According to data from SiiLA, between the third quarter of 2024 and the same period in 2025, the gross leasable area occupied by Brazilian firms increased by 3% — a slower pace than the 7% recorded the previous year, when the sector had anticipated tariff revisions on steel and aluminum. During this period, WEG expanded its presence in central Mexico by more than 24,000 m² to strengthen its production capacity aimed at the North American market.
This reshaping is driven not only by tariffs but also by Brazil’s crucial role in the continental production chain. Both Mexico and the United States depend heavily on Brazilian industry — the former for imports of vehicles and auto parts, steel inputs, cattle, and agricultural products; the latter for aerospace goods and agribusiness exports such as sugar, coffee, ethanol, juices, and fruits, as well as semi-manufactured iron and steel and strategic minerals like asbestos, alumina, clay, and niobium — all essential to the metallurgical, technology, and defense industries.
This interdependence explains why, even amid tariff tensions and commercial uncertainty that have slowed some capital flows, Brazilian companies are choosing to move closer rather than further away. In July, the Brazil–Mexico Chamber of Commerce confirmed that at least 42 companies plan to enter the Mexican market for the first time. The trend isn’t new — on average, for every Mexican company investing in Brazil, 21 Brazilian firms seek to establish themselves in Mexico. Still, the movement reinforces the country’s role as an industrial hub driven by both domestic demand and export capacity.
“The trade relationship among Mexico, Brazil, and the United States has always been triangular,” explains José Ignacio Martínez, coordinator of the Laboratory for Trade, Economy, and Business Analysis.
This dynamic operates across shared production chains — especially in the steel and automotive sectors — where assembly takes place in one country and finishing in another, depending on what’s most cost-effective for production, transportation, and export at any given moment.
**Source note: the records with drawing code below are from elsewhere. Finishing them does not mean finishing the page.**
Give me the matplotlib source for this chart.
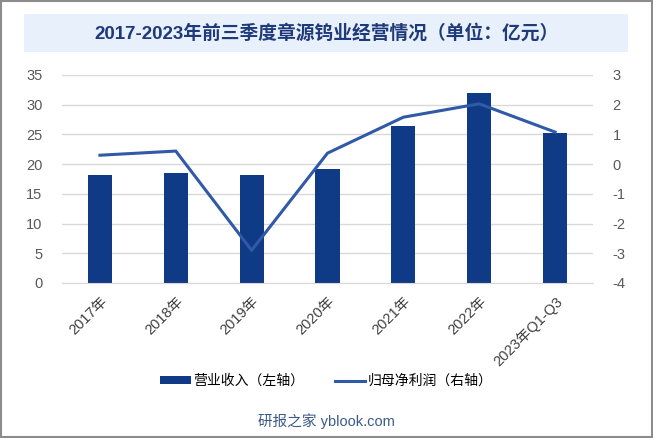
import matplotlib.pyplot as plt
import numpy as np
from matplotlib.patches import Rectangle

plt.rcParams['font.family'] = ['Liberation Sans', 'Noto Sans CJK SC', 'DejaVu Sans']
plt.rcParams['axes.unicode_minus'] = False

years = ["2017年", "2018年", "2019年", "2020年", "2021年", "2022年", "2023年Q1-Q3"]
revenue = [18.2, 18.5, 18.2, 19.2, 26.5, 31.9, 25.2]
net_profit = [0.30, 0.44, -2.90, 0.37, 1.58, 2.03, 1.08]

bar_color = "#0E3A86"
line_color = "#3059A8"

fig = plt.figure(figsize=(6.53, 4.38), dpi=100)
ax = fig.add_axes([62 / 653, 1 - 283 / 438, 531 / 653, 208 / 438])
ax2 = ax.twinx()

x = np.arange(len(years))
ax.bar(x, revenue, width=0.32, color=bar_color, label="营业收入（左轴）", zorder=2)
ax2.plot(x, net_profit, color=line_color, linewidth=2.2, label="归母净利润（右轴）", zorder=3)

ax.set_xlim(-0.5, len(years) - 0.5)
ax.set_ylim(0, 35)
ax.set_yticks(np.arange(0, 36, 5))
ax2.set_ylim(-4, 3)
ax2.set_yticks(np.arange(-4, 4, 1))

ax.yaxis.grid(True, color="#D9D9D9", linewidth=1, zorder=0)
ax.set_axisbelow(True)
for a in (ax, ax2):
    for s in a.spines.values():
        s.set_visible(False)
    a.tick_params(length=0, labelsize=10.5, labelcolor="#595959")
ax.spines['bottom'].set_visible(True)
ax.spines['bottom'].set_color("#D9D9D9")
ax.tick_params(axis='y', pad=14)
ax2.tick_params(axis='y', pad=14)

ax.set_xticks(x)
ax.set_xticklabels(years, rotation=45, ha="right", rotation_mode="anchor", fontsize=10.5, color="#404040")
ax.tick_params(axis='x', pad=8)

# legend
h1, l1 = ax.get_legend_handles_labels()
h2, l2 = ax2.get_legend_handles_labels()
fig.legend(h1 + h2, l1 + l2, loc="center", bbox_to_anchor=(0.5, 1 - 381 / 438), ncol=2,
           frameon=False, fontsize=10, handlelength=2.2, handletextpad=0.2,
           columnspacing=2.2, handleheight=0.5)

# title band
fig.patches.append(Rectangle((24 / 653, 1 - 52 / 438), 604 / 653, 38 / 438,
                             transform=fig.transFigure, facecolor="#E8F0FB", edgecolor="none"))
fig.text(0.5, 1 - 33 / 438, "2017-2023年前三季度章源钨业经营情况（单位：亿元）",
         ha="center", va="center", fontsize=13.5, fontweight="bold", color="#1F3A7A")

fig.text(0.5, 1 - 421 / 438, "研报之家 yblook.com", ha="center", va="center",
         fontsize=10.5, color="#3A5A8A")

# outer border
fig.patches.append(Rectangle((0.001, 0.002), 0.997, 0.996, transform=fig.transFigure,
                             facecolor="none", edgecolor="#8C8C8C", linewidth=1.5))

fig.savefig("out.png", dpi=100)
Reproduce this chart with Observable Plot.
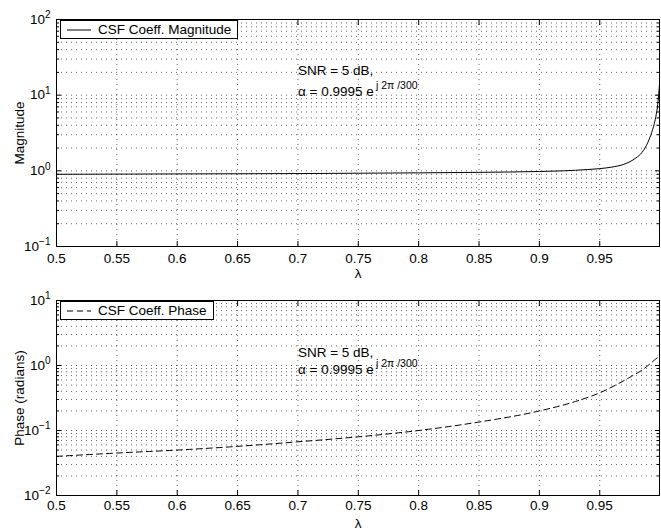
<!DOCTYPE html>
<html>
<head>
<meta charset="utf-8">
<script src="https://cdn.jsdelivr.net/npm/d3@7"></script>
<script src="https://cdn.jsdelivr.net/npm/@observablehq/plot@0.6"></script>
<style>
  html, body { margin: 0; padding: 0; background: #fff; }
  #wrap { position: relative; width: 661px; height: 531px; font-family: "Liberation Sans", Arial, Helvetica, sans-serif; }
  .panel { position: relative; }
  .legend { position: absolute; background: #fff; border: 1px solid #000; font-size: 13.5px; line-height: 15px; padding: 1px 6px 1px 5px; white-space: nowrap; display: flex; align-items: center; }
  .legend svg { margin-right: 6px; }
</style>
</head>
<body>
<div id="wrap"></div>
<script>
// ---- data ----
const lambdaMag = [0.5, 0.55, 0.6, 0.65, 0.7, 0.75, 0.8, 0.85, 0.9, 0.92, 0.94, 0.95, 0.96, 0.97, 0.975, 0.98, 0.985, 0.99, 0.993, 0.996, 0.998, 0.999, 0.9995];
const magnitude = [0.90, 0.905, 0.91, 0.915, 0.92, 0.93, 0.94, 0.955, 0.98, 1.0, 1.04, 1.07, 1.12, 1.22, 1.32, 1.48, 1.75, 2.4, 3.2, 4.8, 7.5, 11, 14];

const lambdaPhase = [0.5, 0.55, 0.6, 0.65, 0.7, 0.75, 0.8, 0.85, 0.9, 0.93, 0.95, 0.965, 0.975, 0.985, 0.99, 0.995, 0.9995];
const phase = [0.040, 0.045, 0.050, 0.057, 0.067, 0.080, 0.100, 0.135, 0.20, 0.28, 0.38, 0.52, 0.66, 0.85, 1.0, 1.2, 1.4];

const xTicks = [0.5, 0.55, 0.6, 0.65, 0.7, 0.75, 0.8, 0.85, 0.9, 0.95];
const yTicksTop = [0.1, 1, 10, 100];
const yTicksBottom = [0.01, 0.1, 1, 10];
const minorMultipliers = [2, 3, 4, 5, 6, 7, 8, 9];

const snrText = "SNR = 5 dB,";
const alphaText = "α = 0.9995 e";
const alphaSup = "j 2π /300";
const annotTop = [{x: 0.7, ySnr: 21, yAlpha: 11}];
const annotBottom = [{x: 0.7, ySnr: 1.6, yAlpha: 0.86}];

const legendTop = "CSF Coeff. Magnitude";
const legendBottom = "CSF Coeff. Phase";
// ---------------------------------------

const magData = lambdaMag.map((l, i) => ({l, v: magnitude[i]}));
const phaseData = lambdaPhase.map((l, i) => ({l, v: phase[i]}));

function minorTicks(decades) {
  const out = [];
  for (let i = 0; i < decades.length - 1; i++)
    for (const m of minorMultipliers) out.push(decades[i] * m);
  return out;
}

function expFormat(d) {
  return "10^" + Math.round(Math.log10(d));
}

function panel({data, dash, yTicks, yLabel, height, marginTop, marginBottom, annot, xLabelOffset, xTickPadding}) {
  const minor = minorTicks(yTicks);
  const font = "Liberation Sans, Arial, Helvetica, sans-serif";
  const svg = Plot.plot({
    width: 661,
    height,
    marginLeft: 56,
    marginRight: 2,
    marginTop,
    marginBottom,
    style: {fontFamily: font, fontSize: "13.5px", background: "#fff", color: "#000"},
    x: {domain: [0.5, 0.9995]},
    y: {type: "log", domain: [yTicks[0], yTicks[yTicks.length - 1]]},
    marks: [
      Plot.ruleX(xTicks.slice(1), {stroke: "#000", strokeOpacity: 0.6, strokeDasharray: "1,4"}),
      Plot.ruleY(minor.concat(yTicks.slice(1, -1)), {stroke: "#000", strokeOpacity: 0.6, strokeDasharray: "1,4"}),
      Plot.line(data, {x: "l", y: "v", stroke: "#000", strokeWidth: 1, strokeDasharray: dash, curve: "monotone-x"}),
      Plot.text(annot, {x: "x", y: "ySnr", text: () => snrText, textAnchor: "start", fontSize: 13.5}),
      Plot.text(annot, {x: "x", y: "yAlpha", text: () => alphaText, textAnchor: "start", fontSize: 13.5}),
      Plot.text(annot, {x: "x", y: "yAlpha", text: () => alphaSup, textAnchor: "start", fontSize: 10.5, dx: 78, dy: -6}),
      // tick labels
      Plot.axisX({ticks: xTicks, tickSize: 0, tickPadding: xTickPadding, tickFormat: d => String(+d.toFixed(2)), label: "λ", labelAnchor: "center", labelArrow: "none", labelOffset: xLabelOffset}),
      Plot.axisY({ticks: yTicks, tickSize: 0, tickPadding: 6, tickFormat: expFormat, label: yLabel, labelAnchor: "center", labelArrow: "none", labelOffset: 42}),
      // inward ticks
      Plot.axisX({anchor: "bottom", ticks: xTicks, tickSize: -5, tickFormat: () => "", label: null}),
      Plot.axisX({anchor: "top", ticks: xTicks, tickSize: -5, tickFormat: () => "", label: null}),
      Plot.axisY({anchor: "left", ticks: yTicks, tickSize: -5, tickFormat: () => "", label: null}),
      Plot.axisY({anchor: "right", ticks: yTicks, tickSize: -5, tickFormat: () => "", label: null}),
      Plot.axisY({anchor: "left", ticks: minor, tickSize: -3, tickFormat: () => "", label: null}),
      Plot.axisY({anchor: "right", ticks: minor, tickSize: -3, tickFormat: () => "", label: null}),
      Plot.frame({stroke: "#000", strokeWidth: 1})
    ]
  });
  // turn "10^k" labels into 10 with superscript exponent
  d3.select(svg).selectAll("text").each(function() {
    const t = d3.select(this);
    const targets = this.querySelector("tspan") ? t.selectAll("tspan") : t;
    targets.each(function() {
      const s = d3.select(this);
      const m = /^10\^(-?\d+)$/.exec(s.text());
      if (m) {
        s.text("10");
        s.append("tspan").attr("font-size", "10px").attr("dy", "-0.55em").text(m[1].replace("-", "−"));
      }
    });
  });
  return svg;
}

function legend(label, dash, left, top) {
  const div = document.createElement("div");
  div.className = "legend";
  div.style.left = left + "px";
  div.style.top = top + "px";
  div.innerHTML = `<svg width="26" height="10"><line x1="1" x2="25" y1="5" y2="5" stroke="#000" stroke-width="1" ${dash ? `stroke-dasharray="${dash}"` : ""}/></svg><span>${label}</span>`;
  return div;
}

const wrap = document.getElementById("wrap");

const p1 = document.createElement("div");
p1.className = "panel";
p1.appendChild(panel({data: magData, dash: null, yTicks: yTicksTop, yLabel: "Magnitude", height: 285, marginTop: 19, marginBottom: 39, annot: annotTop, xLabelOffset: 31, xTickPadding: 7}));
p1.appendChild(legend(legendTop, null, 60, 20));
wrap.appendChild(p1);

const p2 = document.createElement("div");
p2.className = "panel";
p2.appendChild(panel({data: phaseData, dash: "6,4", yTicks: yTicksBottom, yLabel: "Phase (radians)", height: 246, marginTop: 15, marginBottom: 36, annot: annotBottom, xLabelOffset: 32, xTickPadding: 5}));
p2.appendChild(legend(legendBottom, "6,4", 60, 16));
wrap.appendChild(p2);
</script>
</body>
</html>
In this balance, “while tariffs might hit Mexico, logistical costs would burden Brazil. That’s where a major opportunity for trade creation between the two countries could emerge.” In fact, “paradoxically, the tariffs imposed by Trump on both Mexico and Brazil could foster strong complementarity between their economies and open the door to a common strategy for the Global South.”
Today, about 716 Brazilian companies operate in Mexico. According to Mexico’s Secretariat of Economy, between mid-2024 and 2025, the number of entities with active Brazilian foreign direct investment (FDI) grew 22%, surpassing 650.
However, this increase didn’t translate into more capital but rather into structural expansion within existing operations. Over the same period, total investment fell 41% year over year, mainly due to fewer new projects and reduced profit reinvestment.
The gap suggests that many newly registered entities weren’t newcomers but subsidiaries, affiliates, or operating vehicles of already established groups that reorganized their footprint — including through mergers — without major cash outflows. This points to more of an operational reengineering than a speculative move. Long-term trends reinforce this view: over the past five years, Brazilian FDI in Mexico has grown at a compound annual rate of 3.6%, driven mainly by reinvestment from existing companies.
Even so, strategic sectors such as basic chemicals and electrical equipment tied to the aerospace industry — exempt from the harshest tariffs — doubled their investment volume compared to the previous year. This reveals where the real opportunity lies, in a context where Brazilian exports to Mexico and the U.S. continue to grow at real annual rates of 5% and 8%, respectively, showing that beyond political noise, the structural demand for certain goods remains strong and will continue to deepen the productive integration between Mexico, Brazil, and the United States.